When a sheriff’s sale was ordered of Ofer’s various limited liability companies, Ofer transferred his interest in 1560-1568 Drexel Avenue, which at the time owned the Miami Beach rentals, to another of his LLCs, in an attempt to not lose the real estate, according to Rodriguez. But Ofer mistakenly signed the November 2020 deed as the grantee, or buyer, when he should have signed as the grantor, or seller, Rodriguez said.

“Mr. Ofer, thinking he was more clever than everyone else, transferred the two properties to another company he owned” just before the sheriff sale date, Rodriguez said. “In his haste and attempt to defraud his creditors, he ended up losing the properties in the sale.”

Ofer and Winker countered, saying Rodriguez and his client Kalb instead seized on Ofer’s type-o in the deed to execute a fraudulent quit claim deed and illegally transfer the property to Ajar.

“The only reason their fraudulent quit claim deed worked is because what these guys do is they go to the property appraiser and they knock out deeds,” Winker said. “What they do is they lobby the property appraiser to invalidate deeds and place their fraudulent quit claim deed in the chain of title.”

Winker says that fraudulent deeds intended to take over properties are not uncommon. He pointed to the case of Shirley Gibson, whose Coconut Grove property was sold without her knowledge after a fraudulent deed transferred the lot’s ownership. The Miami-Dade State Attorney’s Office arrested three people in connection to the case last year.

Rodriguez said Kalb wants to convert the Drexel apartments into a safe haven for women who are victims of domestic abuse.

As for Ofer, this is not his only lawsuit over a Miami Beach property. In December, he sued the sellers of an apartment building, also on Drexel Avenue, alleging he was duped into entering the contract by misrepresentation that the property had a city license allowing it to be rented out on platforms such as Airbnb and VRBO. Ofer sought a reduction of the purchase price by almost $3 million.

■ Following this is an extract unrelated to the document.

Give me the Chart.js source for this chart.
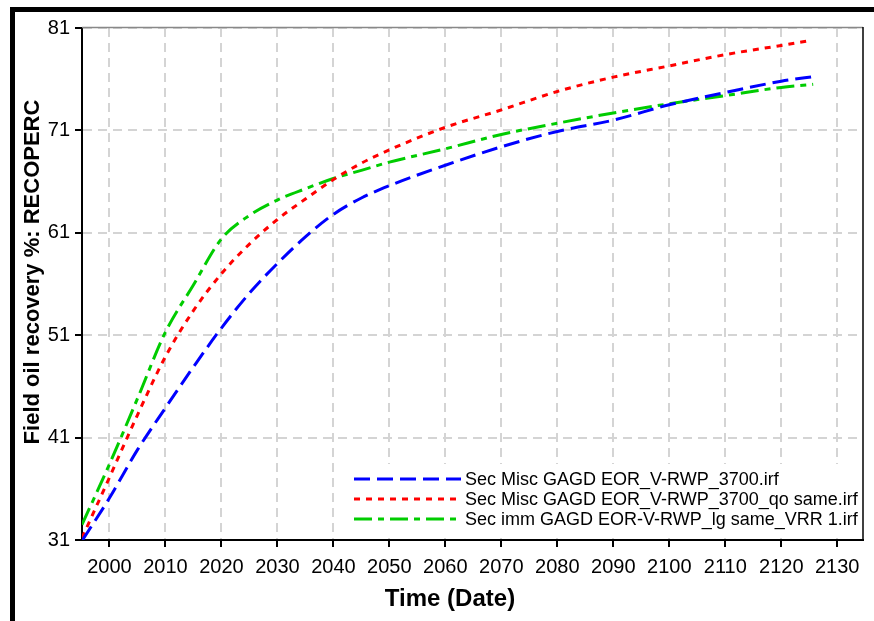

Ofer also was charged by the state attorney’s office in 2019 with organized scheme to defraud, and grand theft in the first degree, both felonies, over allegations he tried to defraud Home Depot and other retailers by paying for materials with checks that he canceled soon after the purchases. The charges, which allege the scheme took place in 2017, are pending. Ofer has pleaded not guilty.

His attorney in that case, Michael Grieco, said this is a civil matter “conflated with allegations of criminal activity.”

“It’s a civil matter and it should have stayed that way,” he said.